Streets yet to be labelled: Academy Street (Claemore Street), Bang-up Lane, Hospital Street, Blindwell Lane, Cross Keys, Chaplin’s Lane or Cox’s Lane, Jackey’s Lane, Pigeon Lane, and if possible, Lovers Lane

The de la Salle Brothers opened a secondary school called the Academy in Claemore Street in 1884. Down the years the name Academy Street tended to replace the old name Claemore Street. The old name will be restored on a street name-plate. Claemore is Claidhe Mor – Big Ditch. Though the name has defensive military implications this Ditch was not part of the town walls. Hospital Street is not as one might reasonably assume named after the Infirmary to which it led. It refers to Lock’s Hospital which was. built by the British military on the site of the present Artillery Barracks. It was for treatment of venereal disease.
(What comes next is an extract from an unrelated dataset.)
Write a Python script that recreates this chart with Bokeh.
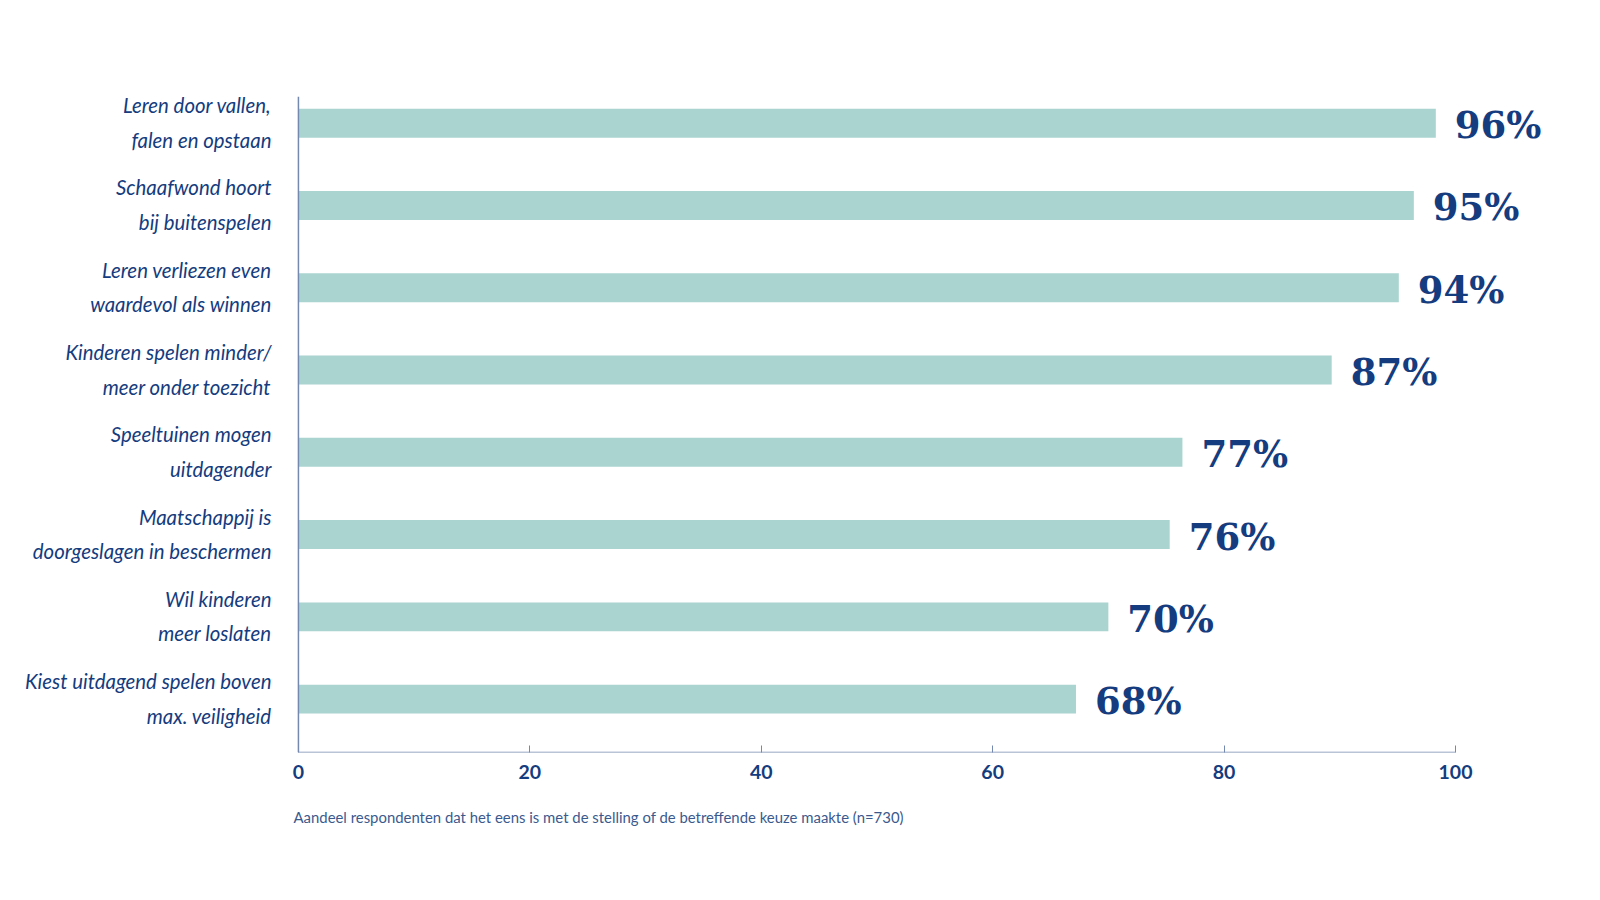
from bokeh.plotting import figure
from bokeh.models import Range1d, FixedTicker, Title, ColumnDataSource
from bokeh.core.properties import value
from bokeh.embed import file_html
from bokeh.resources import INLINE

categories = [
    "Leren door vallen,\nfalen en opstaan",
    "Schaafwond hoort\nbij buitenspelen",
    "Leren verliezen even\nwaardevol als winnen",
    "Kinderen spelen minder/\nmeer onder toezicht",
    "Speeltuinen mogen\nuitdagender",
    "Maatschappij is\ndoorgeslagen in beschermen",
    "Wil kinderen\nmeer loslaten",
    "Kiest uitdagend spelen boven\nmax. veiligheid",
]
bar_values = [98.3, 96.4, 95.1, 89.3, 76.4, 75.3, 70.0, 67.2]
pct_labels = ["96%", "95%", "94%", "87%", "77%", "76%", "70%", "68%"]
x_ticks = [0, 20, 40, 60, 80, 100]
subtitle = "Aandeel respondenten dat het eens is met de stelling of de betreffende keuze maakte (n=730)"

NAVY = "#143c7e"
BAR = "#a9d4d0"
AXIS = "#7489b0"

n = len(categories)
pos = list(range(n))
line1 = [c.split("\n")[0] for c in categories]
line2 = [c.split("\n")[1] for c in categories]

src = ColumnDataSource(dict(y=pos, v=bar_values, lab=pct_labels, l1=line1, l2=line2,
                            zero=[0] * n))

p = figure(width=1584, height=872, output_backend="svg", toolbar_location=None,
           x_range=Range1d(-25.75, 111.15), y_range=Range1d(7.65, -0.325),
           y_axis_location=None, min_border_left=0, min_border_right=0,
           min_border_top=96, min_border_bottom=120)
p.outline_line_color = None
p.grid.visible = False
p.background_fill_color = "white"
p.border_fill_color = "white"

p.hbar(y="y", left=0, right="v", height=0.35, source=src, fill_color=BAR, line_color=None)

p.text(x="v", y="y", text="lab", source=src, x_offset=19, y_offset=2, text_align="left",
       text_baseline="middle", text_font=value("DejaVu Serif"), text_font_style="bold",
       text_font_size="37px", text_color=NAVY)

p.text(x="zero", y="y", text="l1", source=src, x_offset=-27, y_offset=-18,
       text_align="right", text_baseline="middle", text_font=value("Lato"),
       text_font_style="italic", text_font_size="20.4px", text_color=NAVY)
p.text(x="zero", y="y", text="l2", source=src, x_offset=-27, y_offset=16.5,
       text_align="right", text_baseline="middle", text_font=value("Lato"),
       text_font_style="italic", text_font_size="20.4px", text_color=NAVY)

# axis lines
p.segment(x0=[0], y0=[-0.325], x1=[0], y1=[7.65], line_color=AXIS, line_width=1.5)
p.segment(x0=[0], y0=[7.65], x1=[100], y1=[7.65], line_color=AXIS, line_width=1.5)

ax = p.xaxis[0]
ax.ticker = FixedTicker(ticks=x_ticks)
ax.axis_line_color = None
ax.major_tick_in = 7
ax.major_tick_out = 0
ax.major_tick_line_color = AXIS
ax.minor_tick_line_color = None
ax.major_label_standoff = 12
ax.major_label_text_font = "Lato"
ax.major_label_text_font_style = "bold"
ax.major_label_text_font_size = "19.5px"
ax.major_label_text_color = NAVY

t = Title(text=subtitle, align="left", offset=293, standoff=49,
          text_font="Lato", text_font_style="normal", text_font_size="14.9px",
          text_color="#3a5a8e")
p.add_layout(t, "below")

open("out.html", "w").write(file_html(p, INLINE))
It was closed in 1887 having been built in 1868. Blindwell Lane leads to wells called the Blind Wells. The name Blind Well is comprehensible when translated back into Irish – Tobar Caoch i.e. a well that periodically runs dry. The garrison of the Earl Marshall’s castle (built c. 1200) must have depended on these wells in the main for domestic water. One can sympathise with the Quartermaster. He must have had problems – though the persistent assaults of the O’Moores proved the final problem! Incidentally the building now called The Castle is in fact a Tower House of a much later period. And the circular tower on the perimeter wall of Beech Grove House is a Folly probably added when the house was remodelled c. 1810. All these are on the site of the Earl’s castle and stones from the demolished castle were apparently used to build them. Cross Keys is Cros Chae – St. Cae’s way-side cross – long since demolished. Cae was apparently a local saint. His church was at Kilkea (Cill Cae) between Castledermot and Athy. Older residents in Kilkea still pronounce the name correctly i.e. Killkay. Lovers Lane was closed at the beginning of the present century. It was between Mr. Watter’s house and the Presentation Girls’ Primary School. It led to a well called the sovereign’s well. It has been suggested that ‘Lover’ is a corruption of ‘Lobhar’, a leper or anyone with skin disease. This`implies a hospital. There is a reference to an unidentified medieval ‘maudlins’ somewhere on the outskirts of Kildare. Perhaps Lovers Lane led to this hospital?